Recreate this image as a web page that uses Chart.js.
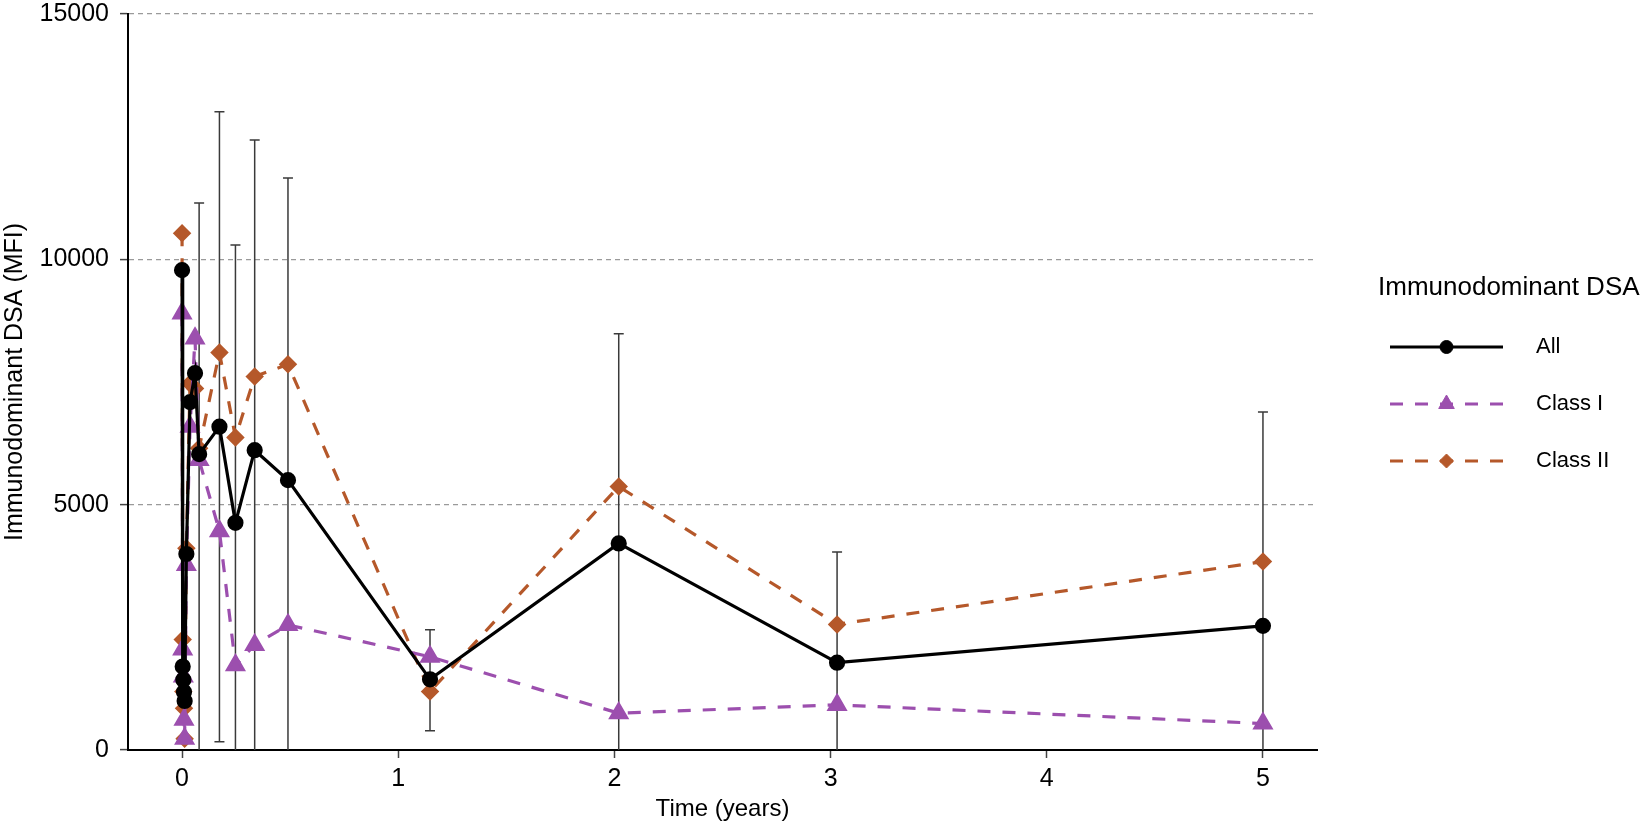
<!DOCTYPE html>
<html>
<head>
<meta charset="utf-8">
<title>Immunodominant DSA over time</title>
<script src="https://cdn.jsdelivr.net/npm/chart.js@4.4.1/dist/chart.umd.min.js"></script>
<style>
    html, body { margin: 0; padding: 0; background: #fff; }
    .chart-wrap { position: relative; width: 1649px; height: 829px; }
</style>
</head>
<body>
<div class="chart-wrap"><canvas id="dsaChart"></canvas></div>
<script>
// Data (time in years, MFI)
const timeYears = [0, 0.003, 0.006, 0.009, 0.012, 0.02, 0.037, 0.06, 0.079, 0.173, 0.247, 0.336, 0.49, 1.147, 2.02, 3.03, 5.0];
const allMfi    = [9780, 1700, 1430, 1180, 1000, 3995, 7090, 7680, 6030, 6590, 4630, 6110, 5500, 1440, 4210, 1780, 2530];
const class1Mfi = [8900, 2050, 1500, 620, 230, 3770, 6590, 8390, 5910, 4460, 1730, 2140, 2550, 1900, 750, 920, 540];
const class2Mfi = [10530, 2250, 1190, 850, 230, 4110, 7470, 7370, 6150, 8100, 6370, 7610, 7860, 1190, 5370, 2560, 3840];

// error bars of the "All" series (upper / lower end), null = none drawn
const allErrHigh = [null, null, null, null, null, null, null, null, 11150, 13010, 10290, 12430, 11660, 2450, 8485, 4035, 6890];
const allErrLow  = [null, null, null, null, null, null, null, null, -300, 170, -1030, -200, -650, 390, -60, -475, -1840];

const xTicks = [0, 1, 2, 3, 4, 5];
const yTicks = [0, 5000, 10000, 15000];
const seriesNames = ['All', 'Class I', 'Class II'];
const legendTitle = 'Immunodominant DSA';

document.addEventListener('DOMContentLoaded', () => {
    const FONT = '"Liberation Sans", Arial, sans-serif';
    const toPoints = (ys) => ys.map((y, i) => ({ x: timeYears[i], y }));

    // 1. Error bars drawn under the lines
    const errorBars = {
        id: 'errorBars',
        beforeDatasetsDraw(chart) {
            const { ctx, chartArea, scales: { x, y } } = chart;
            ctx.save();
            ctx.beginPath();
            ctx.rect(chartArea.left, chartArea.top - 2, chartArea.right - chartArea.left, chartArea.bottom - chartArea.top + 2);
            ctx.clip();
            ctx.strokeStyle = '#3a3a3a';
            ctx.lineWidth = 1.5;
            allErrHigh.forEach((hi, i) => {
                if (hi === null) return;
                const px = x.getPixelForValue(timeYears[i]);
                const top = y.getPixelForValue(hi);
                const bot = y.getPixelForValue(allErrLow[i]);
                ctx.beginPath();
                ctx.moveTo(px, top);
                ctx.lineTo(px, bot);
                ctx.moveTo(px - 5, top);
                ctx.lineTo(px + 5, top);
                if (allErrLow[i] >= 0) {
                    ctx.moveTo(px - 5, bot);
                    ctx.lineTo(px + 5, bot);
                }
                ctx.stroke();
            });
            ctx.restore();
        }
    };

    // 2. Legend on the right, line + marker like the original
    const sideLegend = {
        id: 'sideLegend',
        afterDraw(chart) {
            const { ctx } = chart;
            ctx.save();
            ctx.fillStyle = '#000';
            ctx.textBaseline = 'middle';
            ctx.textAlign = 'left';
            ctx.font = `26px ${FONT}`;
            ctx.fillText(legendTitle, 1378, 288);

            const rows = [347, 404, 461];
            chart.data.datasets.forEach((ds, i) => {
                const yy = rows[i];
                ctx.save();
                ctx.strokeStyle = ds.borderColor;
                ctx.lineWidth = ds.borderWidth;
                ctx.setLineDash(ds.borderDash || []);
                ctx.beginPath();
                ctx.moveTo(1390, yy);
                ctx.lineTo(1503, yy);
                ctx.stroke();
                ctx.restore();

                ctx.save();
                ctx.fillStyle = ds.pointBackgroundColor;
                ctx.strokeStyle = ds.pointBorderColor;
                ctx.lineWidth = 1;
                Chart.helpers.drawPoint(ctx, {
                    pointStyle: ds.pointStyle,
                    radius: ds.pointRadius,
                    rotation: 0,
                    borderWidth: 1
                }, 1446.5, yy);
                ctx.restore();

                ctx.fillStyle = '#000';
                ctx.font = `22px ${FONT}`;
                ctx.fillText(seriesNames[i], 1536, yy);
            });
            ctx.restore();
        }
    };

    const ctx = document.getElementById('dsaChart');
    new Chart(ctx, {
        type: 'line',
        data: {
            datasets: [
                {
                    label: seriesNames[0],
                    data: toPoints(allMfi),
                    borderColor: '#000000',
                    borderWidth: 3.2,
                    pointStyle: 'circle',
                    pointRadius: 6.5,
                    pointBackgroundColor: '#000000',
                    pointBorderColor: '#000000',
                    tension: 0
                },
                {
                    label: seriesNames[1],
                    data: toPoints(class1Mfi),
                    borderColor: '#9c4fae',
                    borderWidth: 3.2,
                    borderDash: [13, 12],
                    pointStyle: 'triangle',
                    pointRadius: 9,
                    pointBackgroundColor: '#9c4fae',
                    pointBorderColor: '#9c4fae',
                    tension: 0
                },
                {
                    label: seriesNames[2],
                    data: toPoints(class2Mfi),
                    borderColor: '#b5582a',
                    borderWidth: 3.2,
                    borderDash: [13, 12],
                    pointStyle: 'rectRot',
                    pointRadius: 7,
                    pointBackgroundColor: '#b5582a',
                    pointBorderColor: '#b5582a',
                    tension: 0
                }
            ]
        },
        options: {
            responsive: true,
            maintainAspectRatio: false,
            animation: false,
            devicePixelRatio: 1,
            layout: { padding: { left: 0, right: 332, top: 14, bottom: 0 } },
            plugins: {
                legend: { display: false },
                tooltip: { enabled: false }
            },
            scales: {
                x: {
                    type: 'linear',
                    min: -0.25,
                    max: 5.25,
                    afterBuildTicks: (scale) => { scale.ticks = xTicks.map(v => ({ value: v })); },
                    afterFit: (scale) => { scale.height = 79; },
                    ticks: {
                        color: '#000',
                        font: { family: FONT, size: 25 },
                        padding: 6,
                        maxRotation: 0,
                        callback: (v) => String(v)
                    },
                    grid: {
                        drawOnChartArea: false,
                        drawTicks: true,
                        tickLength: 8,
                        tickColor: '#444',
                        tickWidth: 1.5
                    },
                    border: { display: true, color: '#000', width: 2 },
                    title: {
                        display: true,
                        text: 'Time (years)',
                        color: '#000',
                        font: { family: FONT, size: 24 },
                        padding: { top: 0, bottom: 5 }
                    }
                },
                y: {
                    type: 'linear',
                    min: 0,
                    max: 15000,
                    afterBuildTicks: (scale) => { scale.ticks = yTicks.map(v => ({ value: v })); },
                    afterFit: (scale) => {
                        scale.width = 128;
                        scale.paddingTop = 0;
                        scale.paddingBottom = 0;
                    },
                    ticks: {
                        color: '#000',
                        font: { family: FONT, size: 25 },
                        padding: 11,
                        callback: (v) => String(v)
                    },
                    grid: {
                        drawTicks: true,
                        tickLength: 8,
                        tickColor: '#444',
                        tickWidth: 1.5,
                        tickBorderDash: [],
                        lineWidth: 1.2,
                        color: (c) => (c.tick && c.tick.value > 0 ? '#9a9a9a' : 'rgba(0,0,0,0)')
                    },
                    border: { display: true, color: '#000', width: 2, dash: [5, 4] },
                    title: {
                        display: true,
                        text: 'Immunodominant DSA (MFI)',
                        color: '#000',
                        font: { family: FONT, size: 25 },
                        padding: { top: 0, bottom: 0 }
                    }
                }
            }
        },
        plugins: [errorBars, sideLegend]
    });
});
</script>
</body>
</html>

Aim :: Copy the material above exactly and drop the pictures.

Solution for this exercise ::
Recreate this image as a web page that uses Chart.js.
<!DOCTYPE html>
<html>
<head>
<meta charset="utf-8">
<title>Immunodominant DSA over time</title>
<script src="https://cdn.jsdelivr.net/npm/chart.js@4.4.1/dist/chart.umd.min.js"></script>
<style>
    html, body { margin: 0; padding: 0; background: #fff; }
    .chart-wrap { position: relative; width: 1649px; height: 829px; }
</style>
</head>
<body>
<div class="chart-wrap"><canvas id="dsaChart"></canvas></div>
<script>
// Data (time in years, MFI)
const timeYears = [0, 0.003, 0.006, 0.009, 0.012, 0.02, 0.037, 0.06, 0.079, 0.173, 0.247, 0.336, 0.49, 1.147, 2.02, 3.03, 5.0];
const allMfi    = [9780, 1700, 1430, 1180, 1000, 3995, 7090, 7680, 6030, 6590, 4630, 6110, 5500, 1440, 4210, 1780, 2530];
const class1Mfi = [8900, 2050, 1500, 620, 230, 3770, 6590, 8390, 5910, 4460, 1730, 2140, 2550, 1900, 750, 920, 540];
const class2Mfi = [10530, 2250, 1190, 850, 230, 4110, 7470, 7370, 6150, 8100, 6370, 7610, 7860, 1190, 5370, 2560, 3840];

// error bars of the "All" series (upper / lower end), null = none drawn
const allErrHigh = [null, null, null, null, null, null, null, null, 11150, 13010, 10290, 12430, 11660, 2450, 8485, 4035, 6890];
const allErrLow  = [null, null, null, null, null, null, null, null, -300, 170, -1030, -200, -650, 390, -60, -475, -1840];

const xTicks = [0, 1, 2, 3, 4, 5];
const yTicks = [0, 5000, 10000, 15000];
const seriesNames = ['All', 'Class I', 'Class II'];
const legendTitle = 'Immunodominant DSA';

document.addEventListener('DOMContentLoaded', () => {
    const FONT = '"Liberation Sans", Arial, sans-serif';
    const toPoints = (ys) => ys.map((y, i) => ({ x: timeYears[i], y }));

    // 1. Error bars drawn under the lines
    const errorBars = {
        id: 'errorBars',
        beforeDatasetsDraw(chart) {
            const { ctx, chartArea, scales: { x, y } } = chart;
            ctx.save();
            ctx.beginPath();
            ctx.rect(chartArea.left, chartArea.top - 2, chartArea.right - chartArea.left, chartArea.bottom - chartArea.top + 2);
            ctx.clip();
            ctx.strokeStyle = '#3a3a3a';
            ctx.lineWidth = 1.5;
            allErrHigh.forEach((hi, i) => {
                if (hi === null) return;
                const px = x.getPixelForValue(timeYears[i]);
                const top = y.getPixelForValue(hi);
                const bot = y.getPixelForValue(allErrLow[i]);
                ctx.beginPath();
                ctx.moveTo(px, top);
                ctx.lineTo(px, bot);
                ctx.moveTo(px - 5, top);
                ctx.lineTo(px + 5, top);
                if (allErrLow[i] >= 0) {
                    ctx.moveTo(px - 5, bot);
                    ctx.lineTo(px + 5, bot);
                }
                ctx.stroke();
            });
            ctx.restore();
        }
    };

    // 2. Legend on the right, line + marker like the original
    const sideLegend = {
        id: 'sideLegend',
        afterDraw(chart) {
            const { ctx } = chart;
            ctx.save();
            ctx.fillStyle = '#000';
            ctx.textBaseline = 'middle';
            ctx.textAlign = 'left';
            ctx.font = `26px ${FONT}`;
            ctx.fillText(legendTitle, 1378, 288);

            const rows = [347, 404, 461];
            chart.data.datasets.forEach((ds, i) => {
                const yy = rows[i];
                ctx.save();
                ctx.strokeStyle = ds.borderColor;
                ctx.lineWidth = ds.borderWidth;
                ctx.setLineDash(ds.borderDash || []);
                ctx.beginPath();
                ctx.moveTo(1390, yy);
                ctx.lineTo(1503, yy);
                ctx.stroke();
                ctx.restore();

                ctx.save();
                ctx.fillStyle = ds.pointBackgroundColor;
                ctx.strokeStyle = ds.pointBorderColor;
                ctx.lineWidth = 1;
                Chart.helpers.drawPoint(ctx, {
                    pointStyle: ds.pointStyle,
                    radius: ds.pointRadius,
                    rotation: 0,
                    borderWidth: 1
                }, 1446.5, yy);
                ctx.restore();

                ctx.fillStyle = '#000';
                ctx.font = `22px ${FONT}`;
                ctx.fillText(seriesNames[i], 1536, yy);
            });
            ctx.restore();
        }
    };

    const ctx = document.getElementById('dsaChart');
    new Chart(ctx, {
        type: 'line',
        data: {
            datasets: [
                {
                    label: seriesNames[0],
                    data: toPoints(allMfi),
                    borderColor: '#000000',
                    borderWidth: 3.2,
                    pointStyle: 'circle',
                    pointRadius: 6.5,
                    pointBackgroundColor: '#000000',
                    pointBorderColor: '#000000',
                    tension: 0
                },
                {
                    label: seriesNames[1],
                    data: toPoints(class1Mfi),
                    borderColor: '#9c4fae',
                    borderWidth: 3.2,
                    borderDash: [13, 12],
                    pointStyle: 'triangle',
                    pointRadius: 9,
                    pointBackgroundColor: '#9c4fae',
                    pointBorderColor: '#9c4fae',
                    tension: 0
                },
                {
                    label: seriesNames[2],
                    data: toPoints(class2Mfi),
                    borderColor: '#b5582a',
                    borderWidth: 3.2,
                    borderDash: [13, 12],
                    pointStyle: 'rectRot',
                    pointRadius: 7,
                    pointBackgroundColor: '#b5582a',
                    pointBorderColor: '#b5582a',
                    tension: 0
                }
            ]
        },
        options: {
            responsive: true,
            maintainAspectRatio: false,
            animation: false,
            devicePixelRatio: 1,
            layout: { padding: { left: 0, right: 332, top: 14, bottom: 0 } },
            plugins: {
                legend: { display: false },
                tooltip: { enabled: false }
            },
            scales: {
                x: {
                    type: 'linear',
                    min: -0.25,
                    max: 5.25,
                    afterBuildTicks: (scale) => { scale.ticks = xTicks.map(v => ({ value: v })); },
                    afterFit: (scale) => { scale.height = 79; },
                    ticks: {
                        color: '#000',
                        font: { family: FONT, size: 25 },
                        padding: 6,
                        maxRotation: 0,
                        callback: (v) => String(v)
                    },
                    grid: {
                        drawOnChartArea: false,
                        drawTicks: true,
                        tickLength: 8,
                        tickColor: '#444',
                        tickWidth: 1.5
                    },
                    border: { display: true, color: '#000', width: 2 },
                    title: {
                        display: true,
                        text: 'Time (years)',
                        color: '#000',
                        font: { family: FONT, size: 24 },
                        padding: { top: 0, bottom: 5 }
                    }
                },
                y: {
                    type: 'linear',
                    min: 0,
                    max: 15000,
                    afterBuildTicks: (scale) => { scale.ticks = yTicks.map(v => ({ value: v })); },
                    afterFit: (scale) => {
                        scale.width = 128;
                        scale.paddingTop = 0;
                        scale.paddingBottom = 0;
                    },
                    ticks: {
                        color: '#000',
                        font: { family: FONT, size: 25 },
                        padding: 11,
                        callback: (v) => String(v)
                    },
                    grid: {
                        drawTicks: true,
                        tickLength: 8,
                        tickColor: '#444',
                        tickWidth: 1.5,
                        tickBorderDash: [],
                        lineWidth: 1.2,
                        color: (c) => (c.tick && c.tick.value > 0 ? '#9a9a9a' : 'rgba(0,0,0,0)')
                    },
                    border: { display: true, color: '#000', width: 2, dash: [5, 4] },
                    title: {
                        display: true,
                        text: 'Immunodominant DSA (MFI)',
                        color: '#000',
                        font: { family: FONT, size: 25 },
                        padding: { top: 0, bottom: 0 }
                    }
                }
            }
        },
        plugins: [errorBars, sideLegend]
    });
});
</script>
</body>
</html>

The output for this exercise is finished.